Collecting terms & applying the constant, we have
$$ i\hbar \left(\frac{i\hbar }{2m}\left( \Psi ^{*}\frac{\partial ^{3} \Psi }{\partial x^{3}} -\frac{\partial ^{2} \Psi ^{*}}{\partial x^{2}}\frac{\partial \Psi }{\partial x}\right) +\frac{i}{\hbar }\left( V\Psi ^{*}\frac{\partial \Psi }{\partial x} -\Psi ^{*}\frac{\partial }{\partial x}( V\Psi )\right)\right) $$

The right hand expression conveniently (apply constants & product rule) reduces to
$$ V\Psi ^{*}\frac{\partial \Psi }{\partial x} -\Psi ^{*} V\frac{\partial \Psi }{\partial x} -\Psi ^{*}\frac{\partial V}{\partial x} \Psi $$ where we see the result we seek. Remember...this is under the integral. We just ignored the integral to simplify the work.

However, that leaves the pesky left hand expression, which is where many students seem to stumble, and it seems that is the question that the OP asks...not the actual physics intended, which we observe from the result, but how the devil to get there...in this case, that means getting rid of that first expression.

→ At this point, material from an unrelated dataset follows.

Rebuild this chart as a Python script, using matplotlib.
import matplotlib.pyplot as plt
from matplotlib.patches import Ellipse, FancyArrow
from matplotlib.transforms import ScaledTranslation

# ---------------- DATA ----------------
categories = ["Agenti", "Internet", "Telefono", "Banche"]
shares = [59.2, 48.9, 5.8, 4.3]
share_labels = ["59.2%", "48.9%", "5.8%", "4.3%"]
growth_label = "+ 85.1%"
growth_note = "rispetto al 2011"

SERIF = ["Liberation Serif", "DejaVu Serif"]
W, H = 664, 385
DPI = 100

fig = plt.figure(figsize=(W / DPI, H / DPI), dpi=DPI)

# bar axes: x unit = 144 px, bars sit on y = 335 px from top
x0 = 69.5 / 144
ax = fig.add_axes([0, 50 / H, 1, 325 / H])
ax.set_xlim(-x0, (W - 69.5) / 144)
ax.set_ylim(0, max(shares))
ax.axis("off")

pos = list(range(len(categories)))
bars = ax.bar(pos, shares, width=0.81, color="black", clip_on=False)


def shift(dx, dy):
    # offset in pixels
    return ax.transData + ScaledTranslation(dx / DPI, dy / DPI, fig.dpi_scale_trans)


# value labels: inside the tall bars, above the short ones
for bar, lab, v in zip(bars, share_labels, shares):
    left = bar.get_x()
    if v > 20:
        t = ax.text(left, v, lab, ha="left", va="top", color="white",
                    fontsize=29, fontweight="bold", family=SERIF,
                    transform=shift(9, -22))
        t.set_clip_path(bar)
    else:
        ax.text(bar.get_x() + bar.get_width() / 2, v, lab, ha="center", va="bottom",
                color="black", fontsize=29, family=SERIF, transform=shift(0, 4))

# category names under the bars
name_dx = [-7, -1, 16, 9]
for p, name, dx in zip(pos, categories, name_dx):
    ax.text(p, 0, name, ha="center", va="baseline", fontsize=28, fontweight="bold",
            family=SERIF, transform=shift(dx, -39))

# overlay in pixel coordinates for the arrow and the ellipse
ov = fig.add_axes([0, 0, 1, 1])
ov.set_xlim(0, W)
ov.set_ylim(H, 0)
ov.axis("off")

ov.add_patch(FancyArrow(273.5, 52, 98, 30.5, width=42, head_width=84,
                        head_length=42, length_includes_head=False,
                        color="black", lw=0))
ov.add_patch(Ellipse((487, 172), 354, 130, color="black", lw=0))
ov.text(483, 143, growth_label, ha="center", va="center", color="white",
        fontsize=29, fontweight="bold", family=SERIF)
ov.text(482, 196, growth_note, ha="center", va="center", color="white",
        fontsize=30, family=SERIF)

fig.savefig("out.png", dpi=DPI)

Ignoring the constant, we can pull a partial x out to give us $$ \frac{\partial }{\partial x}\left( \Psi ^{*}\frac{\partial ^{2} \Psi }{\partial x^{2}} -\frac{\partial \Psi ^{*}}{\partial x}\frac{\partial \Psi }{\partial x}\right) $$ Integrating this expression by x, and recalling that $\Psi$ and its derivatives go to zero as x goes to +- infinity, we see that this expression goes to zero, leaving only the expression with V above.

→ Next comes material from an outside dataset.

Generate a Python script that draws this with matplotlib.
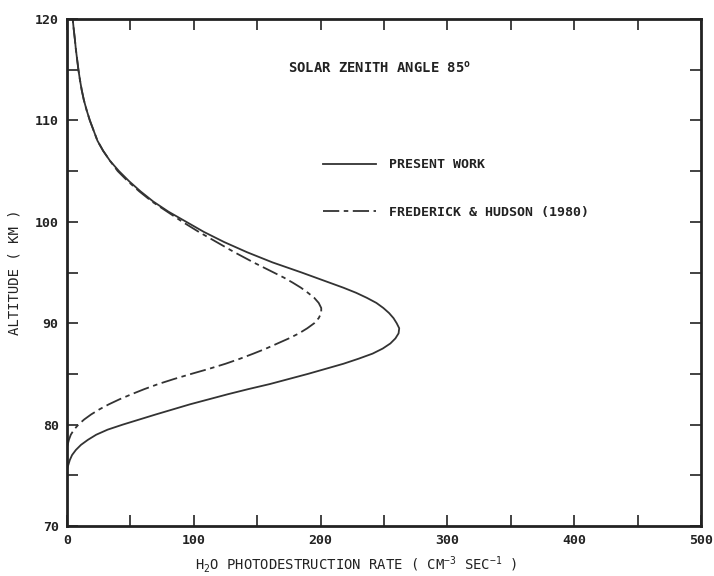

Griffiths recommends using integration by parts in several places in his text. There is no shortcut there...you must simply go through the steps and see which terms to integrate so that they all cancel in the end. Experience counts here. Instead of pulling the partial of x out of the expression, integrate each term twice by parts to see the effects. One of the combinations will reduce the expression, and the boundary terms will go to zero for the usual reasons.